Le ministre istiqlalien du commerce et de l’industrie Ryad Mezzour nous a donné rendez-vous dans un entrepôt au port de Casablanca, plein de containers en provenance de Tunisie.
Il paraît que vous avez l’intention de réviser l’accord de libre-échange entre le Maroc et la Tunisie avant que vous ne fassiez marche arrière. Pourquoi ce rétropédalage ?
J’ai été effectivement soupçonné d’avoir freiné alors que je n’avais pas accéléré, pour utiliser une expression très courante dans un secteur dont j’ai la charge : l’automobile.
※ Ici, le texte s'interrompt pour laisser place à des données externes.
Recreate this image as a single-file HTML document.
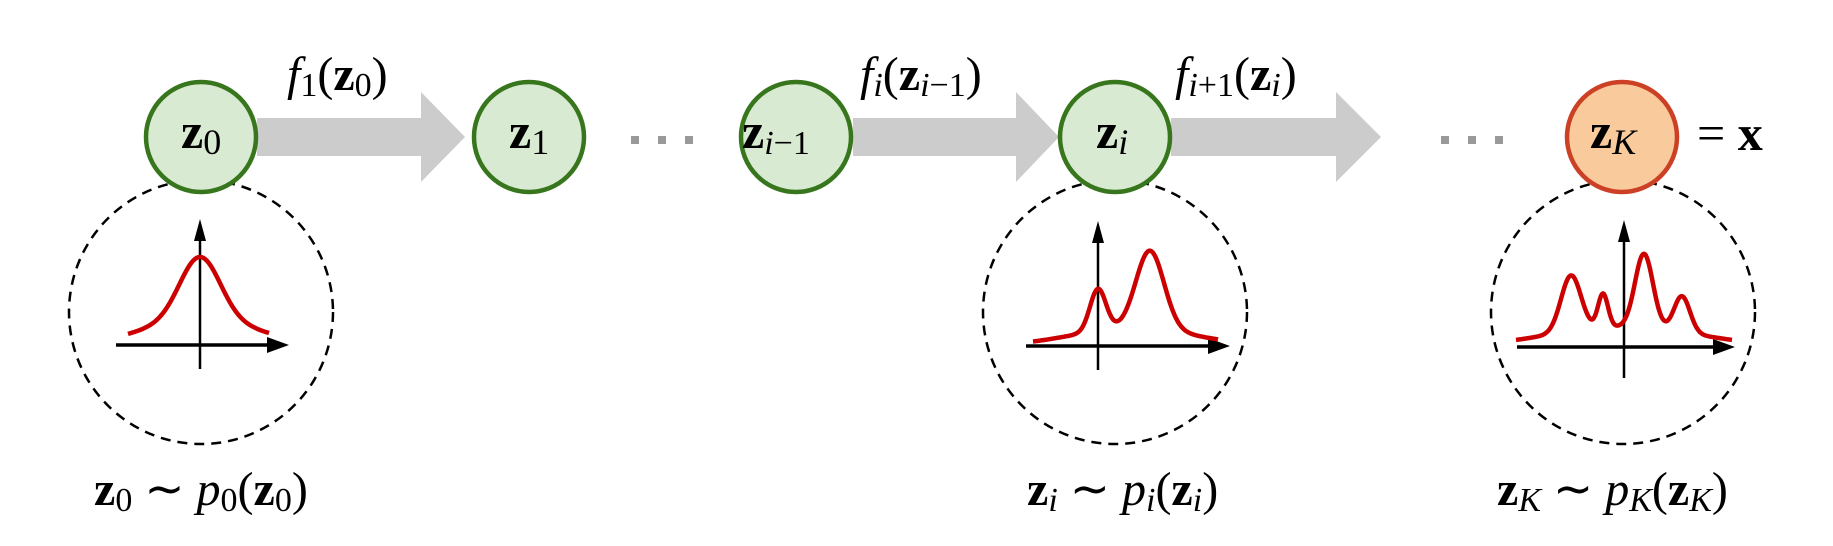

En fait, dans mon attitude, peut-être j’ai laissé croire à une révision de cet ALE dont j’ai finalement juste opéré certains petits réglages tarifaires.
Donc pas de révision en vue ?
Je rassure tout de suite mes amis tunisiens qui ont exprimé une inquiétude sur ce sujet. Ils ont déjà assez de problèmes politiques et économiques pour que je rajoute à leur désarroi.
L’Accord d’Agadir signé entre le Maroc, la Tunisie, l’Égypte et la Jordanie est toujours en vigueur. Une circulaire de l’Administration des douanes et des impôts indirects, datant du 3 janvier 2022, qui porte sur la mise à jour du tarif douanier marocain des droits d’importation de la Tunisie, a été interprétée comme une révision de l’ALE entre les deux pays.
Et pourtant, il y a lieu de réviser l’accord d’Agadir puisque le Maroc est également déficitaire avec les pays signataires de cet Accord à hauteur d’environ 5 milliards de DH alors qu’ils sont par rapport à notre pays à un niveau de développement comparable…
L’ajustement douanier que nous avons opéré vise justement à introduire un peu d’équilibre en faveur du Maroc dont la balance commerciale est déficitaire au profit de la Tunisie qui nous nous fourgue pour 2,28 milliards de DH de produits contre 1,19 milliard de DH de marchandises marocaines importées par la Tunisie. Moralité : Nous sommes les beaux dindons de la farce du libre-échange mondial. Pas un seul partenaire, UE, États-Unis, Turquie… avec lesquels nous soyons rentables. Ce qui est en soi un exploit qui n’est pas donné à toutes les nations.
Quelle est votre analyse du problème?
Nous importons tout et n’importe quoi beaucoup plus que ce que nous exportons. D’où le creusement continu du déficit commercial national qui a atteint des niveaux abyssaux. Mon prédécesseur que vous appelez gentiment au Canard Moulahom Hafid, qui a eu l’extrême gentillesse de me refiler son poste pour aller s’occuper de son business juteux, a fait preuve d’audace en faisant réviser l’ALE avec la Turquie…
Et vous, comptez-vous vous montrer les dents face à l’Union Européenne ?
L’Union européenne ? Vous me prenez pour un grand ministre ou quoi! Ministre du petit commerce et de l’industrie de l’import, je n’ai même pas pu me payer la petite Tunisie.